Bersyukur, itu patokannya!

Sahabat saya, punya profesi sebagai seorang penulis, dosen luar biasa, dekan, dan seabreg aktifitas positif lainnya adalah tipe orang yang sungguh luar biasa.
Di samping mengenakan busana rapih nun sederhana, berbicara apik nun sopan, dia adalah seorang pejabat yang tidak suka bermewah-mewahan di samping banyaknya prestasi yang diraih, harmonisnya keluarga, serta beberapa keunggulan yang lagi-lagi luar biasa.

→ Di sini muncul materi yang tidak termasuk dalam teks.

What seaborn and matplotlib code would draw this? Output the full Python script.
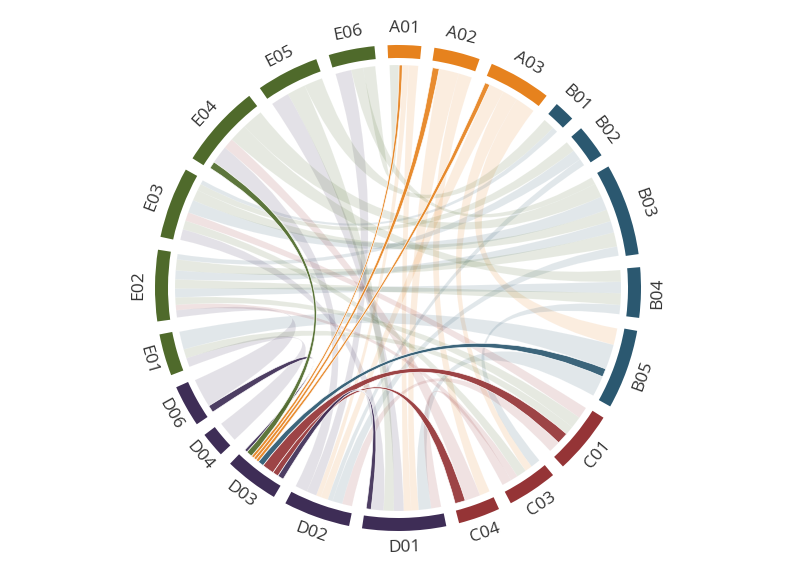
import numpy as np
import matplotlib
matplotlib.use("Agg")
import matplotlib.pyplot as plt
import seaborn as sns
from matplotlib.path import Path
from matplotlib.patches import PathPatch, Wedge

sns.set_theme(style="white")
plt.rcParams['font.family'] = ['Open Sans', 'DejaVu Sans']

nodes = ["A01","A02","A03","B01","B02","B03","B04","B05","C01","C03","C04",
         "D01","D02","D03","D04","D06","E01","E02","E03","E04","E05","E06"]
node_sizes = [8,11,15,5,8,22,12,19,15,12,10,20,16,13,6,10,10,17,17,20,15,11]
group_colors = {"A":"#e6821e","B":"#2b5870","C":"#953436","D":"#3e2d56","E":"#4f6a2b"}

links_src = ["D03","D03","D03","D03","D03","D03","D03","D03","D03",
             "A01","A01","A02","A02","A03","A03","A03",
             "B01","B02","B02","B03","B03","B03","B04","B04","B05","B05",
             "C01","C01","C03","C03","C04",
             "D01","D01","D02","D02","D04","D06",
             "E01","E02","E02","E02","E03","E03","E03","E04","E04","E05","E05","E06","E06"]
links_tgt = ["A01","A02","A03","B05","C01","C04","D01","D06","E04",
             "D01","D02","D01","C04","B05","D02","C03",
             "E03","E02","D02","E02","E03","D02","E02","C03","E01","D01",
             "E03","D02","E02","D01","E04",
             "E03","E05","E04","E06","E01","E02",
             "C01","B03","B04","C01","B03","B02","C03","B03","B04","B01","D01","B03","A01"]
links_val = [1,1,1,2,4,2,2,1,2,
             3,2,3,2,4,3,3,
             2,3,2,5,6,4,5,4,6,5,
             4,4,3,4,3,
             5,4,5,4,3,4,
             3,6,5,4,5,3,4,6,5,4,4,3,3]
highlight = "D03"

R_OUT, R_IN, R_CH, R_LAB = 243, 230, 223, 260
gap = (360 - sum(node_sizes)) / len(nodes)
start = {}
ang = -gap * 0.8
for n, s in zip(nodes, node_sizes):
    start[n] = (ang, ang + s)
    ang += s + gap

def color(n):
    return group_colors[n[0]]

ends = {n: [] for n in nodes}
for i, (s, t, v) in enumerate(zip(links_src, links_tgt, links_val)):
    ends[s].append((i, 0, v))
    ends[t].append((i, 1, v))
pos = {}
for n in nodes:
    a0, a1 = start[n]
    tot = sum(v for _, _, v in ends[n])
    def other(e):
        i, side, v = e
        o = links_tgt[i] if side == 0 else links_src[i]
        d = (np.mean(start[o]) - np.mean(start[n])) % 360
        return -d
    c = a0 + 0.3
    span = (a1 - a0 - 0.6)
    for e in sorted(ends[n], key=other):
        w = span * e[2] / tot
        pos[(e[0], e[1])] = (c, c + w)
        c += w

def xy(deg, r):
    t = np.deg2rad(deg)
    return r * np.sin(t), r * np.cos(t)

fig = plt.figure(figsize=(7.96, 5.75), dpi=100)
ax = fig.add_axes([0, 0, 1, 1])
ax.set_xlim(-398, 398)
ax.set_ylim(-287, 288)
ax.set_aspect("equal")
ax.axis("off")

def ribbon(a, b):
    verts, codes = [], []
    for k, d in enumerate(np.linspace(a[0], a[1], 20)):
        verts.append(xy(d, R_CH)); codes.append(Path.MOVETO if k == 0 else Path.LINETO)
    verts += [(0, 0), xy(b[0], R_CH)]; codes += [Path.CURVE3, Path.CURVE3]
    for d in np.linspace(b[0], b[1], 20)[1:]:
        verts.append(xy(d, R_CH)); codes.append(Path.LINETO)
    verts += [(0, 0), xy(a[0], R_CH)]; codes += [Path.CURVE3, Path.CURVE3]
    return Path(verts, codes)

order = sorted(range(len(links_val)), key=lambda i: highlight in (links_src[i], links_tgt[i]))
for i in order:
    s, t = links_src[i], links_tgt[i]
    p = ribbon(pos[(i, 0)], pos[(i, 1)])
    if highlight in (s, t):
        o = t if s == highlight else s
        ax.add_patch(PathPatch(p, fc=color(o), ec="white", lw=0.5, alpha=0.92, zorder=3))
    else:
        ax.add_patch(PathPatch(p, fc=color(s), ec="white", lw=0.6, alpha=0.14, zorder=1))

for n in nodes:
    a0, a1 = start[n]
    ax.add_patch(Wedge((0, 0), R_OUT, 90 - a1, 90 - a0, width=R_OUT - R_IN,
                       fc=color(n), ec="none", zorder=4))
    m = (a0 + a1) / 2
    x, y = xy(m, R_LAB)
    rot = -m
    if 90 < m % 360 < 270:
        rot += 180
    ax.text(x, y, n, rotation=rot, ha="center", va="center", fontsize=12.5,
            color="#333333", rotation_mode="anchor")

fig.savefig("out.png", dpi=100)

Bagi sebagian orang yang mengenalnya, mungkin tidak lazim bagi orang seistimewa dia masih setia dengan bebek merahnya, bahkan seringkali saya bertanya-tanya dalam diri mengapa dia tidak membeli saja kendaraan roda empat yang bisa dibawa kemanapun dia pergi. Lebih efektif dan efisien barangkali, begitu pikir saya.
Ternyata, pada suatu sore saat kami berbincang di sebuah toko buku, dia mengatakan alangkah enaknya hidup dan berpikir sederhana. Bahwa dengan kesederhanaan yang dia miliki, banyak sekali hal yang bisa dia pelajari. Menjadi sesempurna yang orang lain inginkan, tentu saja tidak bisa! Yang paling mungkin adalah menjadi seseorang yang diri kita inginkan. Jangan takut dengan pandangan orang atas diri kita, jika kita sudah merasa bahwa yang kita lakukan benar. Dia merasa bahwa mengendalikan diri untuk melakukan konsep hidup ‘sederhana’ alias ‘tidak berlebih-lebihan’ bukan sesuatu yang gampang. Namun jika semua itu sudah dapat dilakukan maka kita akan terus merasa bersyukur. Jika kita punya mobil, maka bersyukurlah karena orang lain hanya punya motor. Jika kita punya motor, bersyukurlah karena orang lain hanya punya sepeda. Jika kita punya sepeda, bersyukurlah karena orang lain hanya punya kaki. Jika kita masih punya kaki untuk berjalan, maka bersyukurlah karena ada juga orang yang tak bisa berjalan tak punya kaki. Jika kita masih punya hati, maka bersyukurlah karena dengan hati kita bisa mengetahui segala yang tak beres dalam hidup kita. Bersyukur! Itu patokannya.